We shouldn't blame ourselves for these patterns of negativity.  They have been ingrained in us for a very long time.  Blame is just another way of telling ourselves that we cannot succeed.  What we can do is choose to learn new ways of talking to ourselves and learn to interrupt our negative thoughts with positive images.  When we recite a statement or an affirmation during a period of stress, this is what we are doing; we are retraining our brains to look for solutions instead of dwelling in the past.

I am a new woman.

In sobriety, we do indeed become new women.  The list of changes, both physical and emotional, that occur when an individual stops drinking is long.  What we should focus on in early sobriety is accepting that in every moment we have the power to rewrite our script.  Our past behaviors are tied unequivocally to our past drinking.  We now have a choice in our responses to problems.  Drinking is still among those choices, but it is a choice we are not forced to take.  It is up to us to change our thinking so that drinking becomes the least attractive option, not the most.

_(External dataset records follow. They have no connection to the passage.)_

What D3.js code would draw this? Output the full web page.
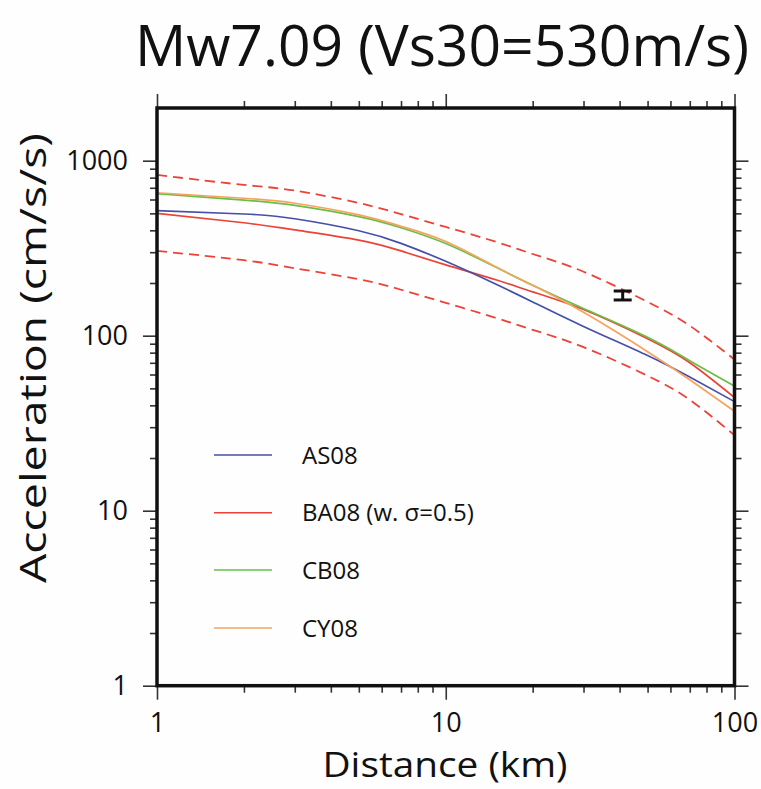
<!DOCTYPE html>
<html>
<head>
<meta charset="utf-8">
<script src="https://cdn.jsdelivr.net/npm/d3@7"></script>
<style>
  html, body { margin: 0; padding: 0; background: #fefefe; }
  svg { display: block; font-family: "Open Sans", "Noto Sans", sans-serif; }
</style>
</head>
<body>
<svg id="chart" width="761" height="789"></svg>
<script>
// ---- data ----
const distances = [1, 2, 3, 5, 7, 10, 15, 20, 30, 50, 70, 100];
const as08  = [518, 496, 466, 398, 337, 266, 196, 156, 113, 77, 58, 42];
const ba08  = [500, 442, 402, 352, 305, 254, 208, 178, 141, 96, 70, 44.3];
const cb08  = [648, 595, 555, 479, 414, 336, 245, 194, 143, 98, 72, 51.6];
const cy08  = [656, 610, 571, 490, 422, 345, 246, 194, 136, 81, 56, 37];
const baUpper = [829, 727, 675, 573, 495, 418, 343, 293, 232, 156, 114, 73];
const baLower = [305, 270, 243, 210, 183, 154, 126, 108, 86, 59, 43, 27];
const obsDist = [41];
const obsLow  = [160];
const obsHigh = [180];
const seriesNames = ["AS08", "BA08 (w. σ=0.5)", "CB08", "CY08"];
const seriesColors = ["#4550a6", "#ec4338", "#6cbd47", "#f6a35e"];
const xMajor = [1, 10, 100];
const xMinor = [2,3,4,5,6,7,8,9,20,30,40,50,60,70,80,90];
const yMajor = [1, 10, 100, 1000];
const yMinor = [2,3,4,5,6,7,8,9,20,30,40,50,60,70,80,90,200,300,400,500,600,700,800,900];
const titleText = "Mw7.09 (Vs30=530m/s)";
const xTitle = "Distance (km)";
const yTitle = "Acceleration (cm/s/s)";

// ---- layout ----
const svg = d3.select("#chart");
const L = 157, R = 734.5, T = 108, B = 685.7;
const x = d3.scaleLog().domain([1, 100]).range([L, R]);
const y = d3.scaleLog().domain([1, 2000]).range([B, T]);

const tickColor = "#333";
function drawAxis(gen, transform, values, size, labels) {
  const g = svg.append("g").attr("transform", transform)
    .call(gen.tickValues(values).tickSize(size).tickSizeOuter(0)
      .tickFormat(labels ? d3.format("d") : () => "").tickPadding(labels ? labels : 3));
  g.select(".domain").remove();
  g.selectAll(".tick line").attr("stroke", tickColor).attr("stroke-width", 1.6);
  g.selectAll(".tick text").attr("font-size", 27).attr("fill", "#111")
    .attr("font-family", "'Open Sans', sans-serif");
  return g;
}
// bottom
drawAxis(d3.axisBottom(x), `translate(0,${B})`, xMajor, 14, 13);
drawAxis(d3.axisBottom(x), `translate(0,${B})`, xMinor, 7, null);
// top
drawAxis(d3.axisTop(x), `translate(0,${T})`, xMajor, 14, null);
drawAxis(d3.axisTop(x), `translate(0,${T})`, xMinor, 7, null);
// left
drawAxis(d3.axisLeft(y), `translate(${L},0)`, yMajor, 14, 15);
drawAxis(d3.axisLeft(y), `translate(${L},0)`, yMinor, 7, null);
// right
drawAxis(d3.axisRight(y), `translate(${R},0)`, yMajor, 14, null);
drawAxis(d3.axisRight(y), `translate(${R},0)`, yMinor, 7, null);

// clip
svg.append("clipPath").attr("id", "plotclip")
  .append("rect").attr("x", L).attr("y", T).attr("width", R - L).attr("height", B - T);

const line = d3.line().x((d, i) => x(distances[i])).y(d => y(d)).curve(d3.curveNatural);
const plot = svg.append("g").attr("clip-path", "url(#plotclip)");

plot.append("path").datum(baUpper).attr("d", line).attr("fill", "none")
  .attr("stroke", seriesColors[1]).attr("stroke-width", 1.8).attr("stroke-dasharray", "10,6");
plot.append("path").datum(baLower).attr("d", line).attr("fill", "none")
  .attr("stroke", seriesColors[1]).attr("stroke-width", 1.8).attr("stroke-dasharray", "10,6");

const seriesData = [as08, ba08, cb08, cy08];
// draw order: red, blue, green, orange
[1, 0, 2, 3].forEach(k => {
  plot.append("path").datum(seriesData[k]).attr("d", line).attr("fill", "none")
    .attr("stroke", seriesColors[k]).attr("stroke-width", 1.7);
});

// observation error bar
obsDist.forEach((d, i) => {
  const cx = x(d), y1 = y(obsHigh[i]), y2 = y(obsLow[i]);
  const g = svg.append("g").attr("stroke", "#111").attr("stroke-width", 3);
  g.append("line").attr("x1", cx).attr("x2", cx).attr("y1", y1).attr("y2", y2);
  g.append("line").attr("x1", cx - 9).attr("x2", cx + 9).attr("y1", y1).attr("y2", y1);
  g.append("line").attr("x1", cx - 9).attr("x2", cx + 9).attr("y1", y2).attr("y2", y2);
});

// frame
svg.append("rect").attr("x", L).attr("y", T).attr("width", R - L).attr("height", B - T)
  .attr("fill", "none").attr("stroke", "#111").attr("stroke-width", 3.5);

// legend
const legY = [455, 512.7, 570, 628];
seriesNames.forEach((name, i) => {
  svg.append("line").attr("x1", 214).attr("x2", 272).attr("y1", legY[i]).attr("y2", legY[i])
    .attr("stroke", seriesColors[i]).attr("stroke-width", 1.6);
  svg.append("text").attr("x", 302).attr("y", legY[i] + 8.5).attr("font-size", 24)
    .attr("fill", "#111").text(name);
});

// titles
svg.append("text").attr("x", 442).attr("y", 66).attr("text-anchor", "middle")
  .attr("font-size", 57).attr("fill", "#111").text(titleText);
svg.append("text").attr("x", 445).attr("y", 777).attr("text-anchor", "middle")
  .attr("font-size", 35).attr("fill", "#111")
  .attr("textLength", 245).attr("lengthAdjust", "spacingAndGlyphs").text(xTitle);
svg.append("text").attr("transform", "translate(46,358) rotate(-90)").attr("text-anchor", "middle")
  .attr("font-size", 36).attr("fill", "#111")
  .attr("textLength", 450).attr("lengthAdjust", "spacingAndGlyphs").text(yTitle);
</script>
</body>
</html>
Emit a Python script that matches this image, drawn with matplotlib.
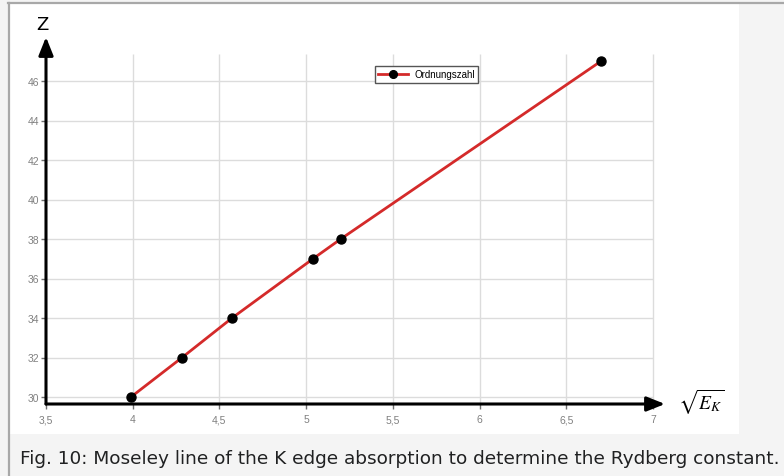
import matplotlib
matplotlib.use("Agg")
import matplotlib.pyplot as plt
from matplotlib.patches import Rectangle
from matplotlib.lines import Line2D

# sqrt(E_K) of the K edge vs. atomic number
sqrt_ek = [3.99, 4.285, 4.573, 5.04, 5.20, 6.70]
z_number = [30, 32, 34, 37, 38, 47]

x_ticks = [3.5, 4, 4.5, 5, 5.5, 6, 6.5, 7]
x_labels = ["3,5", "4", "4,5", "5", "5,5", "6", "6,5", "7"]
y_ticks = [30, 32, 34, 36, 38, 40, 42, 44, 46]
y_labels = [str(v) for v in y_ticks]

caption = "Fig. 10: Moseley line of the K edge absorption to determine the Rydberg constant."

W, H = 784, 477

def px(x, y):
    return x / W, 1 - y / H

plt.rcParams['mathtext.fontset'] = 'stix'

fig = plt.figure(figsize=(W / 100, H / 100), dpi=100, facecolor='#f4f4f4')

# white image area and frame
x0, y0 = px(10, 435)
fig.patches.append(Rectangle((x0, y0), 729 / W, 430 / H, transform=fig.transFigure,
                             facecolor='white', edgecolor='none', zorder=-5))
fig.add_artist(Line2D([8 / W, 1], [1 - 4 / H, 1 - 4 / H], color='#a8a8a8', lw=1.6,
                      transform=fig.transFigure))
fig.add_artist(Line2D([9 / W, 9 / W], [0, 1 - 4 / H], color='#a8a8a8', lw=1.6,
                      transform=fig.transFigure))

left, bottom = px(46, 405)
right, top = px(665, 38)
ax = fig.add_axes([left, bottom, right - left, top - bottom])
ax.set_facecolor('none')
ax.set_xlim(3.5, 3.5 + (665 - 46) / 173.4)
ax.set_ylim(30 - 7 / 19.75, 30 + 360 / 19.75)

for s in ax.spines.values():
    s.set_visible(False)

# grid
ax.hlines(y_ticks, 3.5, 7, color='#dcdcdc', lw=1, zorder=1)
ax.vlines(x_ticks[1:], ax.get_ylim()[0], 47.37, color='#dcdcdc', lw=1, zorder=1)

# axes with arrows
arrow = dict(arrowstyle='-|>,head_length=0.55,head_width=0.22', lw=2.2, color='black',
             shrinkA=0, shrinkB=0, mutation_scale=20)
ax.annotate('', xy=(1, 0), xytext=(0, 0), xycoords='axes fraction', arrowprops=arrow, zorder=4)
ax.annotate('', xy=(0, 1), xytext=(0, 0), xycoords='axes fraction', arrowprops=arrow, zorder=4)

ax.set_xticks(x_ticks)
ax.set_xticklabels(x_labels, family='Liberation Sans')
ax.set_yticks(y_ticks)
ax.set_yticklabels(y_labels, family='Liberation Sans')
ax.tick_params(length=3.5, width=1, color='#707070', labelsize=7.5, labelcolor='#808080')
ax.tick_params(axis='x', pad=4)
ax.tick_params(axis='y', pad=1.5)

ax.plot(sqrt_ek, z_number, '-', color='#d42a2a', lw=2, marker='o', markersize=6.5,
        markerfacecolor='black', markeredgecolor='black', label='Ordnungszahl', zorder=3)

ax.legend(loc='upper left', bbox_to_anchor=px(375, 67), bbox_transform=fig.transFigure,
          prop=dict(family='Liberation Sans', size=7), frameon=True, fancybox=False,
          edgecolor='#555555', framealpha=1, borderpad=0.35, borderaxespad=0,
          handlelength=3.0, handletextpad=0.7, markerscale=0.85)

fig.text(*px(42, 25), 'Z', fontsize=13, ha='center', va='center')
fig.text(*px(701, 402), r'$\sqrt{E_K}$', fontsize=14, ha='center', va='center')
fig.text(*px(20, 459), caption, fontsize=13.3, ha='left', va='center', color='#202122')

fig.savefig('out.png', dpi=100, facecolor=fig.get_facecolor())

Accepting that we are a new woman is one key in this change of thought.  You may choose to think of yourself as having been born again, fully formed and with the intellectual capacity to make good decisions when faced with difficulty.  The way you deal with current issues related to your past self will speak loudly to others; the surest way to change the attitudes of those who are affected by your drinking is to demonstrate growth and commitment to recovery.  If you act as a new woman, people will begin to see you as such.

The past is gone forever.  You can choose to eliminate the negative thinking that kept you mired in self-doubt when you were drinking.   You can decide that you will no longer revictimize yourself by dwelling on negative memories.  You can recognize that you are a new woman and that your past actions do not dictate your current ones.  Using the tools of the New Life program will allow you to interrupt those brooding thoughts which seek to undermine your progress, replacing them with positive views of the present. You can refocus your energy on the now, on becoming the woman you are meant to be.  Accept the challenge that Statement Nine offers, embrace recovery, and start creating a new past through positive sober living today.